Leopold Stokowski and the Philadelphia Orchestra introduced the work on November 6, 1936. The reviews were mixed. The Symphony was praised for its ``sincerity and personal accent,'' its ``technique and skill in orchestration,'' and its ``impassioned stress.'' However, one review called it ``a chewing over again of something that never had importance to start with.''
Rachmaninoff was resigned. ``The critics are not helpful,'' he told a reporter. ``When my first symphony was first played they said it was so-so. Then when my second was played they said the first was good, but the second was so-so. Now that my third has been played, they say my first and second are good but that my--oh, well, you see how it is.''
When Sir Henry Wood conducted the Third Symphony in Liverpool, he wrote: ``The work impresses me as being of the true Russian romantic school; one cannot get away from the beauty and melodic line of the themes and their logical development. As did Tchaikovsky, Rachmaninoff uses the instruments of the orchestra to their fullest effect. Those lovely little phrases for solo violin, echoed on the four solo woodwind instruments, have a magical effect in the slow movement. I am convinced that Rachmaninoff's children will see their father's third symphony take its rightful place in the affection of that section of the public which loves melody.''
Biographer Geoffrey Norris writes: ``Of all Rachmaninoff's late works, the Third Symphony is the one that most resolutely looks back to his mature Russian years in the impassioned turn of the phrases, the rich string writing and the soaring cello tunes. The Third is pervaded by a pithy, chant-like motto theme, heard in the opening bars on clarinets, horns and cellos. But the Third differs from his other symphonies in having only three movements, with a sharp-edged scherzo incorporated into the central slow movement. It is here, and in the buoyant finale, that we can detect certain stylistic features peculiar to the works of his later years: a rhythmic crispness, a pungent spice to the harmonies and a sparer, more discriminating use of the orchestra, with particular attention being paid to the percussion and to the individual tone qualities of solo instruments.

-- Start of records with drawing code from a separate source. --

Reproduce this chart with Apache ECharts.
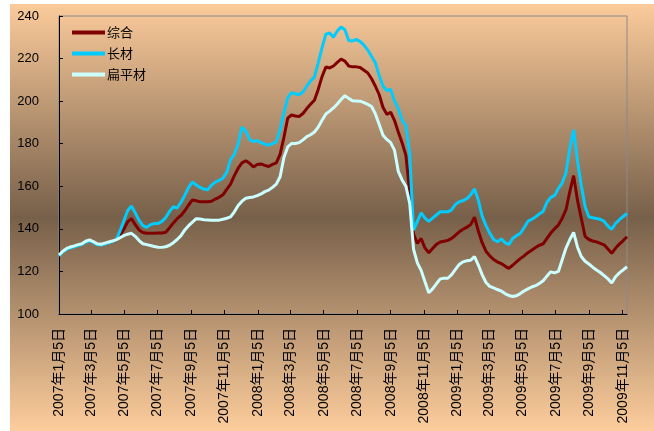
<!DOCTYPE html>
<html>
<head>
<meta charset="utf-8">
<script src="https://cdn.jsdelivr.net/npm/echarts@6/dist/echarts.min.js"></script>
<style>
  html, body { margin: 0; padding: 0; background: #fff; }
  #chart { width: 654px; height: 431px; }
</style>
</head>
<body>
<div id="chart"></div>
<script>
// 周度价格指数，2007-01-05 起每周一个点
const firstWeek = '2007-01-05';
const weekDays = 7;

const seriesNames = ['综合', '长材', '扁平材'];

const composite = [
  127.5, 129.3, 130.6, 131.3, 131.8, 132.4, 132.8, 134.0, 134.6, 133.8,
  132.8, 132.6, 133.1, 133.6, 134.2, 134.5, 136.8, 139.8, 143.3, 144.8,
  142.0, 139.5, 138.3, 137.9, 137.9, 137.9, 138.0, 138.1, 138.4, 140.5,
  142.8, 144.8, 146.3, 148.5, 151.2, 153.6, 153.2, 152.7, 152.7, 152.7,
  153.0, 154.0, 154.8, 156.0, 158.5, 161.0, 165.0, 168.5, 171.0, 172.0,
  170.8, 169.1, 170.2, 170.5, 169.8, 169.3, 170.3, 171.0, 175.0, 183.0,
  192.0, 193.5, 193.0, 192.8, 194.2, 196.5, 198.6, 200.4, 205.5, 211.5,
  216.0, 215.6, 216.5, 218.2, 219.7, 218.8, 216.5, 216.1, 216.1, 215.8,
  214.5, 213.2, 210.5, 207.0, 203.0, 197.0, 193.8, 194.8, 191.0, 185.5,
  180.5, 174.5, 157.0, 137.5, 133.2, 135.5, 131.0, 128.8, 130.8, 132.7,
  133.8, 134.2, 134.6, 135.5, 137.0, 138.6, 139.8, 140.8, 142.0, 145.5,
  139.0, 133.5, 129.5, 127.3, 125.6, 124.5, 123.7, 122.5, 121.4, 122.9,
  124.5, 126.0, 127.3, 128.8, 130.0, 131.2, 132.3, 133.0, 135.5, 138.0,
  140.0, 141.8, 145.0, 149.0, 157.5, 165.0, 153.5, 145.0, 136.5, 135.0,
  134.3, 133.9, 133.2, 132.5, 130.5, 128.5, 131.0, 132.8, 134.5, 136.3
];

const longSteel = [
  127.3, 129.1, 130.4, 131.1, 131.6, 132.2, 132.6, 133.8, 134.4, 133.6,
  132.6, 132.4, 132.9, 133.4, 134.0, 134.8, 139.0, 143.8, 148.5, 150.8,
  147.5, 144.0, 141.5, 140.7, 142.0, 142.5, 142.5, 143.5, 145.3, 148.2,
  150.4, 149.8, 152.5, 155.8, 159.5, 162.0, 160.6, 159.5, 158.7, 158.4,
  160.5, 162.0, 162.8, 163.8, 166.5, 172.5, 175.0, 180.0, 187.8, 186.0,
  182.0, 181.0, 181.5, 180.5, 179.8, 179.3, 180.0, 180.9, 186.5, 194.5,
  201.5, 204.0, 203.5, 203.0, 204.3, 207.0, 209.5, 211.4, 218.0, 225.0,
  231.5, 232.0, 230.0, 233.0, 234.8, 233.5, 228.5, 228.3, 229.0, 228.0,
  226.3, 224.0, 221.0, 218.0, 212.0, 207.0, 205.0, 205.5, 200.0, 196.5,
  191.0, 188.5, 175.0, 139.4, 143.5, 147.5, 145.0, 143.5, 145.0, 146.5,
  148.0, 148.0, 148.0, 149.0, 151.5, 152.7, 153.3, 154.2, 156.0, 158.8,
  153.5, 146.0, 141.5, 138.0, 135.0, 133.9, 135.3, 133.5, 132.6, 135.5,
  136.8, 137.8, 140.5, 143.5, 144.5, 145.6, 147.0, 148.2, 152.5, 154.8,
  155.7, 159.0, 161.5, 166.5, 178.0, 186.5, 172.0, 160.5, 150.5, 145.7,
  145.2, 144.9, 144.5, 143.5, 141.3, 139.8, 142.5, 144.3, 145.8, 147.3
];

const flatSteel = [
  127.7, 129.5, 130.8, 131.5, 132.0, 132.6, 133.0, 134.2, 134.8, 134.0,
  133.0, 132.8, 133.3, 133.8, 134.3, 134.8, 135.8, 136.8, 137.5, 137.9,
  136.5, 134.5, 133.0, 132.6, 132.2, 131.7, 131.4, 131.3, 131.6, 132.3,
  133.5, 135.0, 136.8, 139.5, 141.5, 143.2, 144.8, 144.6, 144.3, 144.2,
  144.0, 144.1, 144.1, 144.5, 145.0, 145.6, 148.0, 151.0, 153.0, 154.4,
  154.7, 155.0, 155.6, 156.4, 157.5, 158.2, 159.5, 161.0, 164.5, 173.5,
  178.5, 180.1, 180.1, 180.5, 181.8, 183.3, 184.2, 185.5, 187.8, 191.0,
  194.0, 195.3, 196.8, 198.7, 200.8, 202.6, 201.3, 200.2, 200.1, 200.0,
  199.3, 198.5, 197.5, 194.0, 189.0, 184.0, 182.0, 180.5, 177.0, 167.0,
  163.0, 160.0, 152.0, 130.5, 124.0, 120.5, 115.2, 110.0, 111.8, 114.2,
  116.5, 116.8, 116.8, 118.5, 121.0, 123.3, 124.5, 125.0, 125.3, 126.9,
  123.0, 118.5, 114.8, 113.0, 112.3, 111.5, 110.8, 109.6, 108.7, 108.2,
  108.6, 109.6, 110.8, 111.8, 112.7, 113.3, 114.3, 115.6, 117.8, 119.8,
  119.3, 120.0, 125.5, 131.0, 135.0, 138.3, 131.5, 127.0, 124.8, 123.5,
  122.0, 120.7, 119.5, 118.0, 116.5, 114.6, 117.5, 119.3, 120.7, 122.2
];

// x 轴刻度（每两个月）
const tickDates = [
  '2007-01-05', '2007-03-05', '2007-05-05', '2007-07-05', '2007-09-05', '2007-11-05',
  '2008-01-05', '2008-03-05', '2008-05-05', '2008-07-05', '2008-09-05', '2008-11-05',
  '2009-01-05', '2009-03-05', '2009-05-05', '2009-07-05', '2009-09-05', '2009-11-05'
];

const yTicks = [100, 120, 140, 160, 180, 200, 220, 240];

const colors = ['#800000', '#00CCFF', '#CCFFFF'];

function toTime(s) {
  const [y, m, d] = s.split('-').map(Number);
  return Date.UTC(y, m - 1, d);
}

function fmtDate(t) {
  const d = new Date(t);
  return d.getUTCFullYear() + '年' + (d.getUTCMonth() + 1) + '月' + d.getUTCDate() + '日';
}

const t0 = toTime(firstWeek);
const weekTimes = composite.map((_, i) => t0 + i * weekDays * 86400000);
const tickTimes = tickDates.map(toTime);

function pairs(values) {
  return values.map((v, i) => [weekTimes[i], v]);
}

const chart = echarts.init(document.getElementById('chart'), null, { renderer: 'canvas' });

chart.setOption({
  animation: false,
  graphic: [{
    type: 'rect',
    z: -100,
    silent: true,
    shape: { x: 10, y: 4, width: 644, height: 427 },
    style: {
      fill: new echarts.graphic.LinearGradient(0, 0, 0, 1, [
        { offset: 0, color: '#FBCB9B' },
        { offset: 0.5, color: '#77604A' },
        { offset: 1, color: '#FDCD9C' }
      ])
    }
  }],
  grid: {
    left: 59, right: 27, top: 16, bottom: 117,
    show: true,
    backgroundColor: 'transparent',
    borderColor: '#8a8a8a',
    borderWidth: 1
  },
  legend: {
    orient: 'vertical',
    left: 67,
    top: 21,
    icon: 'rect',
    itemWidth: 33,
    itemHeight: 4,
    itemGap: 8,
    textStyle: { fontSize: 13, color: '#000', fontFamily: '"Noto Sans CJK SC", sans-serif', padding: [0, 0, 0, -3] },
    data: seriesNames
  },
  xAxis: {
    type: 'value',
    min: weekTimes[0],
    max: weekTimes[weekTimes.length - 1],
    splitLine: { show: false },
    axisLine: { lineStyle: { color: '#000', width: 1 } },
    axisTick: { inside: true, length: 4, lineStyle: { color: '#000' }, customValues: tickTimes },
    axisLabel: {
      customValues: tickTimes,
      rotate: 90,
      margin: 14,
      fontSize: 14,
      color: '#000',
      fontFamily: '"Liberation Sans", "Noto Sans CJK SC", sans-serif',
      formatter: v => fmtDate(v)
    }
  },
  yAxis: {
    type: 'value',
    min: yTicks[0],
    max: yTicks[yTicks.length - 1],
    interval: 20,
    splitLine: { show: false },
    axisLine: { show: true, lineStyle: { color: '#000', width: 1 } },
    axisTick: { show: true, inside: true, length: 4, lineStyle: { color: '#000' } },
    axisLabel: {
      margin: 20,
      fontSize: 13,
      color: '#000',
      fontFamily: '"Liberation Sans", sans-serif'
    }
  },
  series: [composite, longSteel, flatSteel].map((vals, i) => ({
    name: seriesNames[i],
    type: 'line',
    data: pairs(vals),
    symbol: 'none',
    color: colors[i],
    lineStyle: { width: 3, color: colors[i] },
    z: 2 + i
  }))
});
</script>
</body>
</html>
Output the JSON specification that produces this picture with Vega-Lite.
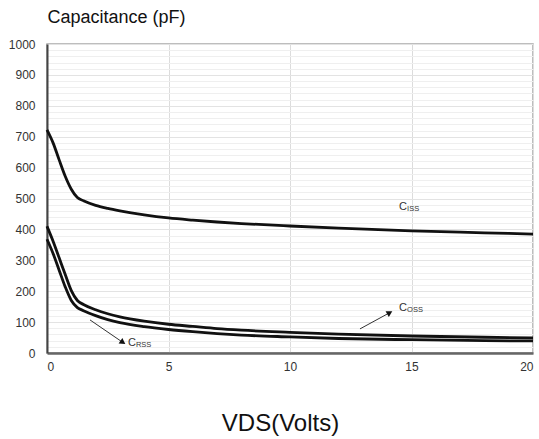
{
  "$schema": "https://vega.github.io/schema/vega-lite/v6.json",
  "width": 486,
  "height": 309,
  "autosize": "none",
  "padding": {"left": 47, "top": 44, "right": 6, "bottom": 86},
  "background": "white",
  "config": {
    "font": "Liberation Sans",
    "view": {"stroke": "#a8a8a8", "strokeWidth": 1.5}
  },
  "datasets": {
    "curves": [
      {"series": "Ciss", "vds": 0, "c": 722}, {"series": "Ciss", "vds": 0.25, "c": 680}, {"series": "Ciss", "vds": 0.5, "c": 625}, {"series": "Ciss", "vds": 0.75, "c": 572}, {"series": "Ciss", "vds": 1.0, "c": 530}, {"series": "Ciss", "vds": 1.25, "c": 503}, {"series": "Ciss", "vds": 1.5, "c": 493}, {"series": "Ciss", "vds": 2, "c": 478}, {"series": "Ciss", "vds": 2.5, "c": 468}, {"series": "Ciss", "vds": 3, "c": 460}, {"series": "Ciss", "vds": 4, "c": 447}, {"series": "Ciss", "vds": 5, "c": 437}, {"series": "Ciss", "vds": 6, "c": 430}, {"series": "Ciss", "vds": 7, "c": 424}, {"series": "Ciss", "vds": 8, "c": 419}, {"series": "Ciss", "vds": 10, "c": 411}, {"series": "Ciss", "vds": 12, "c": 404}, {"series": "Ciss", "vds": 15, "c": 395}, {"series": "Ciss", "vds": 18, "c": 389}, {"series": "Ciss", "vds": 20, "c": 385},
      {"series": "Coss", "vds": 0, "c": 410}, {"series": "Coss", "vds": 0.25, "c": 362}, {"series": "Coss", "vds": 0.5, "c": 308}, {"series": "Coss", "vds": 0.75, "c": 254}, {"series": "Coss", "vds": 1.0, "c": 202}, {"series": "Coss", "vds": 1.25, "c": 170}, {"series": "Coss", "vds": 1.5, "c": 157}, {"series": "Coss", "vds": 2, "c": 140}, {"series": "Coss", "vds": 2.5, "c": 127}, {"series": "Coss", "vds": 3, "c": 117}, {"series": "Coss", "vds": 4, "c": 103}, {"series": "Coss", "vds": 5, "c": 93}, {"series": "Coss", "vds": 6, "c": 86}, {"series": "Coss", "vds": 7, "c": 79}, {"series": "Coss", "vds": 8, "c": 74}, {"series": "Coss", "vds": 10, "c": 67}, {"series": "Coss", "vds": 12, "c": 61}, {"series": "Coss", "vds": 15, "c": 55}, {"series": "Coss", "vds": 18, "c": 51}, {"series": "Coss", "vds": 20, "c": 49},
      {"series": "Crss", "vds": 0, "c": 368}, {"series": "Crss", "vds": 0.25, "c": 322}, {"series": "Crss", "vds": 0.5, "c": 268}, {"series": "Crss", "vds": 0.75, "c": 214}, {"series": "Crss", "vds": 1.0, "c": 170}, {"series": "Crss", "vds": 1.25, "c": 147}, {"series": "Crss", "vds": 1.5, "c": 137}, {"series": "Crss", "vds": 2, "c": 121}, {"series": "Crss", "vds": 2.5, "c": 108}, {"series": "Crss", "vds": 3, "c": 98}, {"series": "Crss", "vds": 4, "c": 85}, {"series": "Crss", "vds": 5, "c": 76}, {"series": "Crss", "vds": 6, "c": 69}, {"series": "Crss", "vds": 7, "c": 63}, {"series": "Crss", "vds": 8, "c": 58}, {"series": "Crss", "vds": 10, "c": 52}, {"series": "Crss", "vds": 12, "c": 47}, {"series": "Crss", "vds": 15, "c": 43}, {"series": "Crss", "vds": 18, "c": 40}, {"series": "Crss", "vds": 20, "c": 39}
    ],
    "labels": [
      {"name": "Ciss", "main": "C", "sub": "ISS", "vds": 14.49, "c": 472},
      {"name": "Coss", "main": "C", "sub": "OSS", "vds": 14.49, "c": 146},
      {"name": "Crss", "main": "C", "sub": "RSS", "vds": 3.33, "c": 32}
    ],
    "arrows": [
      {"name": "Coss", "vds": 12.88, "c": 78, "vds2": 14.07, "c2": 129},
      {"name": "Crss", "vds": 1.77, "c": 107, "vds2": 3.09, "c2": 36}
    ]
  },
  "resolve": {"axis": {"y": "independent"}},
  "layer": [
    {
      "data": {"name": "curves"},
      "mark": {"type": "line", "interpolate": "monotone", "strokeWidth": 2.8, "color": "#111"},
      "encoding": {
        "x": {
          "field": "vds", "type": "quantitative",
          "scale": {"domain": [0, 20], "nice": false},
          "axis": {
            "values": [0, 5, 10, 15, 20],
            "title": "VDS(Volts)",
            "titleFontSize": 24, "titleFontWeight": "normal", "titleColor": "#111",
            "titleX": 233, "titleY": 77, "titleAlign": "center", "titleBaseline": "alphabetic",
            "labelFontSize": 12, "labelColor": "#333", "labelPadding": 8,
            "ticks": false, "tickSize": 0,
            "domainColor": "#666", "domainWidth": 2.5,
            "grid": true, "gridColor": "#dcdcdc", "gridWidth": 1
          }
        },
        "y": {
          "field": "c", "type": "quantitative",
          "scale": {"domain": [0, 1000], "nice": false},
          "axis": {
            "orient": "right",
            "values": [0, 20, 40, 60, 80, 120, 140, 160, 180, 220, 240, 260, 280, 320, 340, 360, 380, 420, 440, 460, 480, 520, 540, 560, 580, 620, 640, 660, 680, 720, 740, 760, 780, 820, 840, 860, 880, 920, 940, 960, 980],
            "labels": false, "ticks": false, "domain": false, "title": null,
            "grid": true, "gridColor": "#efefef", "gridWidth": 1
          }
        },
        "detail": {"field": "series"}
      }
    },
    {
      "data": {"name": "labels"},
      "mark": {"type": "text", "align": "left", "baseline": "middle", "fontSize": 11, "color": "#333"},
      "encoding": {
        "x": {"field": "vds", "type": "quantitative"},
        "y": {
          "field": "c", "type": "quantitative",
          "axis": {
            "orient": "left",
            "values": [0, 100, 200, 300, 400, 500, 600, 700, 800, 900, 1000],
            "format": "d",
            "title": "Capacitance (pF)",
            "titleAngle": 0, "titleX": 0, "titleY": -22, "titleAlign": "left", "titleBaseline": "alphabetic",
            "titleFontSize": 18, "titleFontWeight": "normal", "titleColor": "#111",
            "labelFontSize": 12, "labelColor": "#333", "labelPadding": 12,
            "ticks": false, "tickSize": 0,
            "domainColor": "#444", "domainWidth": 2,
            "grid": true, "gridColor": "#e3e3e3", "gridWidth": 1
          }
        },
        "text": {"field": "main"}
      }
    },
    {
      "data": {"name": "labels"},
      "mark": {"type": "text", "align": "left", "baseline": "middle", "fontSize": 7.5, "color": "#333", "dx": 8, "dy": 2},
      "encoding": {
        "x": {"field": "vds", "type": "quantitative"},
        "y": {"field": "c", "type": "quantitative", "axis": null},
        "text": {"field": "sub"}
      }
    },
    {
      "data": {"name": "arrows"},
      "mark": {"type": "rule", "color": "#333", "strokeWidth": 1},
      "encoding": {
        "x": {"field": "vds", "type": "quantitative"},
        "y": {"field": "c", "type": "quantitative", "axis": null},
        "x2": {"field": "vds2"},
        "y2": {"field": "c2"}
      }
    },
    {
      "data": {"name": "arrows"},
      "transform": [{"filter": "datum.name === 'Crss'"}],
      "mark": {"type": "point", "shape": "triangle", "filled": true, "color": "#111", "opacity": 1, "size": 45, "angle": 124},
      "encoding": {
        "x": {"field": "vds2", "type": "quantitative"},
        "y": {"field": "c2", "type": "quantitative", "axis": null}
      }
    },
    {
      "data": {"name": "arrows"},
      "transform": [{"filter": "datum.name === 'Coss'"}],
      "mark": {"type": "point", "shape": "triangle", "filled": true, "color": "#111", "opacity": 1, "size": 45, "angle": 61},
      "encoding": {
        "x": {"field": "vds2", "type": "quantitative"},
        "y": {"field": "c2", "type": "quantitative", "axis": null}
      }
    }
  ]
}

Running through the whole symphony, though, is Rachmaninoff's unmistakable strain of nostalgia and Slavic melancholy, here so pronounced that we may perhaps regard the Third Symphony as the most Russian-sounding of them all.''
The Symphony is scored for piccolo, flutes, English horn, clarinets, bassoons, contrabassoon, horns, trumpets, trombones, tuba, timpani, percussion, harp, celesta and strings.